*Data section*:
════════

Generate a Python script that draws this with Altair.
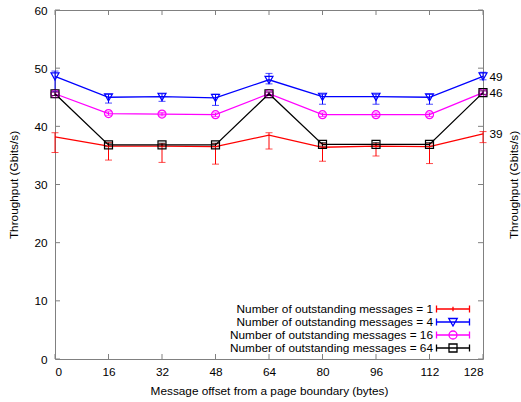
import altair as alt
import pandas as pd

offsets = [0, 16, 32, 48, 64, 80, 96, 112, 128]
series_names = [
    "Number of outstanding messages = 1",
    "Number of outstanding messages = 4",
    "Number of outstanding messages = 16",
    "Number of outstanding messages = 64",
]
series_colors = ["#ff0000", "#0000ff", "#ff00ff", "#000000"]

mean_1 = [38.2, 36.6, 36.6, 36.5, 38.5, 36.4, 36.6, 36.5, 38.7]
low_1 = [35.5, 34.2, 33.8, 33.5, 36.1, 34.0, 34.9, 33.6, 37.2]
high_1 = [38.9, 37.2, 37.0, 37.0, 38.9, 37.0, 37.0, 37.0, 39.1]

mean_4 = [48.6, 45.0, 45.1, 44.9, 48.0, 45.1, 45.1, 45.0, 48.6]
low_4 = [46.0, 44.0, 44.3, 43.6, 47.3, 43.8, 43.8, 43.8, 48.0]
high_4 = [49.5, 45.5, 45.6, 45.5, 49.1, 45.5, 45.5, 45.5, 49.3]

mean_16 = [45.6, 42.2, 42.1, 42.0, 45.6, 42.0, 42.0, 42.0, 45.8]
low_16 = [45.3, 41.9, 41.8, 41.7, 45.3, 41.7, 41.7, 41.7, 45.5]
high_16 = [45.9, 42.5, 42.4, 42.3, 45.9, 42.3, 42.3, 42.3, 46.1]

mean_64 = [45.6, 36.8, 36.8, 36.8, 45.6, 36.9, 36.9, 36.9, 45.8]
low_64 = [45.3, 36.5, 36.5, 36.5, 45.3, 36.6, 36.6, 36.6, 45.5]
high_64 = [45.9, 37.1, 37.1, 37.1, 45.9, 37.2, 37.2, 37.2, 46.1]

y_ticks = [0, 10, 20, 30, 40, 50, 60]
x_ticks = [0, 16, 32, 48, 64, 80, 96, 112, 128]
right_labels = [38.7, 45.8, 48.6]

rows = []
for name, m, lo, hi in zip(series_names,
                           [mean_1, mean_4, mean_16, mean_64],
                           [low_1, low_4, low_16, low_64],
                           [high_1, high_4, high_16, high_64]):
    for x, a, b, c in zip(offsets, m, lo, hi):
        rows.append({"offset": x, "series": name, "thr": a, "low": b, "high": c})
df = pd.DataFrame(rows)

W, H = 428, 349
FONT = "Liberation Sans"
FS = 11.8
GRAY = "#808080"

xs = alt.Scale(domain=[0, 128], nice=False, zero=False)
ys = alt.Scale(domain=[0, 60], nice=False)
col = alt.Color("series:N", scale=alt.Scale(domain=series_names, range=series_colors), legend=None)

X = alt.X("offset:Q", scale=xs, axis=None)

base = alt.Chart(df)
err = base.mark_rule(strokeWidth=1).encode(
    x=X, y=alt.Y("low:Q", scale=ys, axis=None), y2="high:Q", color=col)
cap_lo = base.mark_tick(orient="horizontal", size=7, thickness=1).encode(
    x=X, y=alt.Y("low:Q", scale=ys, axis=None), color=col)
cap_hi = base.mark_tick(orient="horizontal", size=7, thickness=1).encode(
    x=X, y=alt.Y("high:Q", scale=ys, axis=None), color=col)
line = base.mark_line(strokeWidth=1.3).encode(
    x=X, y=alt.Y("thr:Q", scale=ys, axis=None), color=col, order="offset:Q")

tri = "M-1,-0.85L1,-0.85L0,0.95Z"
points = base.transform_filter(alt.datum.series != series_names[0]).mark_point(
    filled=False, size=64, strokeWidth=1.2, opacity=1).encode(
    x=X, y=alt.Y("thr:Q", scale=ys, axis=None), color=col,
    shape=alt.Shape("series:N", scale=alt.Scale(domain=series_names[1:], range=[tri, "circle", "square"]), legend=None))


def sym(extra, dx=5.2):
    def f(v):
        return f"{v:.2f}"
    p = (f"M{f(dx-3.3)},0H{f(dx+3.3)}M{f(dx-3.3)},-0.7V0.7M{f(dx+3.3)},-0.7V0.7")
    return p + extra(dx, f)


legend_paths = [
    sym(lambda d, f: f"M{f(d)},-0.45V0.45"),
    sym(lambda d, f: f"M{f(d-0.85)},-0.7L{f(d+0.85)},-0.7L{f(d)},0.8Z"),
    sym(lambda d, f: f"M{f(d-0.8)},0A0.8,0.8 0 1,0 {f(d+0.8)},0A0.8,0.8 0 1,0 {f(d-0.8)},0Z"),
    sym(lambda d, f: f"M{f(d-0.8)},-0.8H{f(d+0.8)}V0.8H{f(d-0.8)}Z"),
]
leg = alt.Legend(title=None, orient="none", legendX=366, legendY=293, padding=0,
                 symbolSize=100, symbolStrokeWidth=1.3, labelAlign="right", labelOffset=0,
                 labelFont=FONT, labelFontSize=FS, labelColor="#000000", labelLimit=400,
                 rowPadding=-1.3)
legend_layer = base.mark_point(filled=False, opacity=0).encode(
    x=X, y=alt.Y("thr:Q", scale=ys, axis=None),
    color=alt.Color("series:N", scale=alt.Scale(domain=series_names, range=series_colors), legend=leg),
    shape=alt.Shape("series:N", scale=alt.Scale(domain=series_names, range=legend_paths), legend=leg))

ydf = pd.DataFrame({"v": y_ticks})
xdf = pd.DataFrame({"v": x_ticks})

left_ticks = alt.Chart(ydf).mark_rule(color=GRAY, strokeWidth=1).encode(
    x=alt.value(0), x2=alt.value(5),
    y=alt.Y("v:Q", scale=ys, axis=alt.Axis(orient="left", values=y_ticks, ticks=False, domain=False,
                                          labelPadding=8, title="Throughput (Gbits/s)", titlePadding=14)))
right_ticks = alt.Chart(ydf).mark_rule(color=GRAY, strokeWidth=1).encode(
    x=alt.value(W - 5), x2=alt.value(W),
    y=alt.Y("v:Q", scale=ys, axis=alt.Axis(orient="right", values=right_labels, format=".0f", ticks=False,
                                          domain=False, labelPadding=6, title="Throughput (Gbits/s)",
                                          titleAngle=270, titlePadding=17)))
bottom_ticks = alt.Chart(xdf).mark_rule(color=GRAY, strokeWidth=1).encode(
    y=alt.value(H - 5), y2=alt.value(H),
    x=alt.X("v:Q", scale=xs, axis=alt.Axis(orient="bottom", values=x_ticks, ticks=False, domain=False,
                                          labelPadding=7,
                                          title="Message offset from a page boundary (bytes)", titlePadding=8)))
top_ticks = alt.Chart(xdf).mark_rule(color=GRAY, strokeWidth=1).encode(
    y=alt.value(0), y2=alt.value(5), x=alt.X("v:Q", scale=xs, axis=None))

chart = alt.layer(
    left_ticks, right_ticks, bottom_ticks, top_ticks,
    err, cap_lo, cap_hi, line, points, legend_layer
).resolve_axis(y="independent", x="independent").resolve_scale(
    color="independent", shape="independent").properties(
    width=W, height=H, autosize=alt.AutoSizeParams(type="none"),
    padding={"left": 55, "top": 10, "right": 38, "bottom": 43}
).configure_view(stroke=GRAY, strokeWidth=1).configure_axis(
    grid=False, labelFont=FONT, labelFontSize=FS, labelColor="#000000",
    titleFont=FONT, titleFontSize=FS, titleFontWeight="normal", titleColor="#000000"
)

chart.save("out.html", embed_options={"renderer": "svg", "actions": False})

════════

*Exercise*: Return the material exactly as given, apart from the pictures.

*The completed task*:
Generate a Python script that draws this with Altair.
import altair as alt
import pandas as pd

offsets = [0, 16, 32, 48, 64, 80, 96, 112, 128]
series_names = [
    "Number of outstanding messages = 1",
    "Number of outstanding messages = 4",
    "Number of outstanding messages = 16",
    "Number of outstanding messages = 64",
]
series_colors = ["#ff0000", "#0000ff", "#ff00ff", "#000000"]

mean_1 = [38.2, 36.6, 36.6, 36.5, 38.5, 36.4, 36.6, 36.5, 38.7]
low_1 = [35.5, 34.2, 33.8, 33.5, 36.1, 34.0, 34.9, 33.6, 37.2]
high_1 = [38.9, 37.2, 37.0, 37.0, 38.9, 37.0, 37.0, 37.0, 39.1]

mean_4 = [48.6, 45.0, 45.1, 44.9, 48.0, 45.1, 45.1, 45.0, 48.6]
low_4 = [46.0, 44.0, 44.3, 43.6, 47.3, 43.8, 43.8, 43.8, 48.0]
high_4 = [49.5, 45.5, 45.6, 45.5, 49.1, 45.5, 45.5, 45.5, 49.3]

mean_16 = [45.6, 42.2, 42.1, 42.0, 45.6, 42.0, 42.0, 42.0, 45.8]
low_16 = [45.3, 41.9, 41.8, 41.7, 45.3, 41.7, 41.7, 41.7, 45.5]
high_16 = [45.9, 42.5, 42.4, 42.3, 45.9, 42.3, 42.3, 42.3, 46.1]

mean_64 = [45.6, 36.8, 36.8, 36.8, 45.6, 36.9, 36.9, 36.9, 45.8]
low_64 = [45.3, 36.5, 36.5, 36.5, 45.3, 36.6, 36.6, 36.6, 45.5]
high_64 = [45.9, 37.1, 37.1, 37.1, 45.9, 37.2, 37.2, 37.2, 46.1]

y_ticks = [0, 10, 20, 30, 40, 50, 60]
x_ticks = [0, 16, 32, 48, 64, 80, 96, 112, 128]
right_labels = [38.7, 45.8, 48.6]

rows = []
for name, m, lo, hi in zip(series_names,
                           [mean_1, mean_4, mean_16, mean_64],
                           [low_1, low_4, low_16, low_64],
                           [high_1, high_4, high_16, high_64]):
    for x, a, b, c in zip(offsets, m, lo, hi):
        rows.append({"offset": x, "series": name, "thr": a, "low": b, "high": c})
df = pd.DataFrame(rows)

W, H = 428, 349
FONT = "Liberation Sans"
FS = 11.8
GRAY = "#808080"

xs = alt.Scale(domain=[0, 128], nice=False, zero=False)
ys = alt.Scale(domain=[0, 60], nice=False)
col = alt.Color("series:N", scale=alt.Scale(domain=series_names, range=series_colors), legend=None)

X = alt.X("offset:Q", scale=xs, axis=None)

base = alt.Chart(df)
err = base.mark_rule(strokeWidth=1).encode(
    x=X, y=alt.Y("low:Q", scale=ys, axis=None), y2="high:Q", color=col)
cap_lo = base.mark_tick(orient="horizontal", size=7, thickness=1).encode(
    x=X, y=alt.Y("low:Q", scale=ys, axis=None), color=col)
cap_hi = base.mark_tick(orient="horizontal", size=7, thickness=1).encode(
    x=X, y=alt.Y("high:Q", scale=ys, axis=None), color=col)
line = base.mark_line(strokeWidth=1.3).encode(
    x=X, y=alt.Y("thr:Q", scale=ys, axis=None), color=col, order="offset:Q")

tri = "M-1,-0.85L1,-0.85L0,0.95Z"
points = base.transform_filter(alt.datum.series != series_names[0]).mark_point(
    filled=False, size=64, strokeWidth=1.2, opacity=1).encode(
    x=X, y=alt.Y("thr:Q", scale=ys, axis=None), color=col,
    shape=alt.Shape("series:N", scale=alt.Scale(domain=series_names[1:], range=[tri, "circle", "square"]), legend=None))


def sym(extra, dx=5.2):
    def f(v):
        return f"{v:.2f}"
    p = (f"M{f(dx-3.3)},0H{f(dx+3.3)}M{f(dx-3.3)},-0.7V0.7M{f(dx+3.3)},-0.7V0.7")
    return p + extra(dx, f)


legend_paths = [
    sym(lambda d, f: f"M{f(d)},-0.45V0.45"),
    sym(lambda d, f: f"M{f(d-0.85)},-0.7L{f(d+0.85)},-0.7L{f(d)},0.8Z"),
    sym(lambda d, f: f"M{f(d-0.8)},0A0.8,0.8 0 1,0 {f(d+0.8)},0A0.8,0.8 0 1,0 {f(d-0.8)},0Z"),
    sym(lambda d, f: f"M{f(d-0.8)},-0.8H{f(d+0.8)}V0.8H{f(d-0.8)}Z"),
]
leg = alt.Legend(title=None, orient="none", legendX=366, legendY=293, padding=0,
                 symbolSize=100, symbolStrokeWidth=1.3, labelAlign="right", labelOffset=0,
                 labelFont=FONT, labelFontSize=FS, labelColor="#000000", labelLimit=400,
                 rowPadding=-1.3)
legend_layer = base.mark_point(filled=False, opacity=0).encode(
    x=X, y=alt.Y("thr:Q", scale=ys, axis=None),
    color=alt.Color("series:N", scale=alt.Scale(domain=series_names, range=series_colors), legend=leg),
    shape=alt.Shape("series:N", scale=alt.Scale(domain=series_names, range=legend_paths), legend=leg))

ydf = pd.DataFrame({"v": y_ticks})
xdf = pd.DataFrame({"v": x_ticks})

left_ticks = alt.Chart(ydf).mark_rule(color=GRAY, strokeWidth=1).encode(
    x=alt.value(0), x2=alt.value(5),
    y=alt.Y("v:Q", scale=ys, axis=alt.Axis(orient="left", values=y_ticks, ticks=False, domain=False,
                                          labelPadding=8, title="Throughput (Gbits/s)", titlePadding=14)))
right_ticks = alt.Chart(ydf).mark_rule(color=GRAY, strokeWidth=1).encode(
    x=alt.value(W - 5), x2=alt.value(W),
    y=alt.Y("v:Q", scale=ys, axis=alt.Axis(orient="right", values=right_labels, format=".0f", ticks=False,
                                          domain=False, labelPadding=6, title="Throughput (Gbits/s)",
                                          titleAngle=270, titlePadding=17)))
bottom_ticks = alt.Chart(xdf).mark_rule(color=GRAY, strokeWidth=1).encode(
    y=alt.value(H - 5), y2=alt.value(H),
    x=alt.X("v:Q", scale=xs, axis=alt.Axis(orient="bottom", values=x_ticks, ticks=False, domain=False,
                                          labelPadding=7,
                                          title="Message offset from a page boundary (bytes)", titlePadding=8)))
top_ticks = alt.Chart(xdf).mark_rule(color=GRAY, strokeWidth=1).encode(
    y=alt.value(0), y2=alt.value(5), x=alt.X("v:Q", scale=xs, axis=None))

chart = alt.layer(
    left_ticks, right_ticks, bottom_ticks, top_ticks,
    err, cap_lo, cap_hi, line, points, legend_layer
).resolve_axis(y="independent", x="independent").resolve_scale(
    color="independent", shape="independent").properties(
    width=W, height=H, autosize=alt.AutoSizeParams(type="none"),
    padding={"left": 55, "top": 10, "right": 38, "bottom": 43}
).configure_view(stroke=GRAY, strokeWidth=1).configure_axis(
    grid=False, labelFont=FONT, labelFontSize=FS, labelColor="#000000",
    titleFont=FONT, titleFontSize=FS, titleFontWeight="normal", titleColor="#000000"
)

chart.save("out.html", embed_options={"renderer": "svg", "actions": False})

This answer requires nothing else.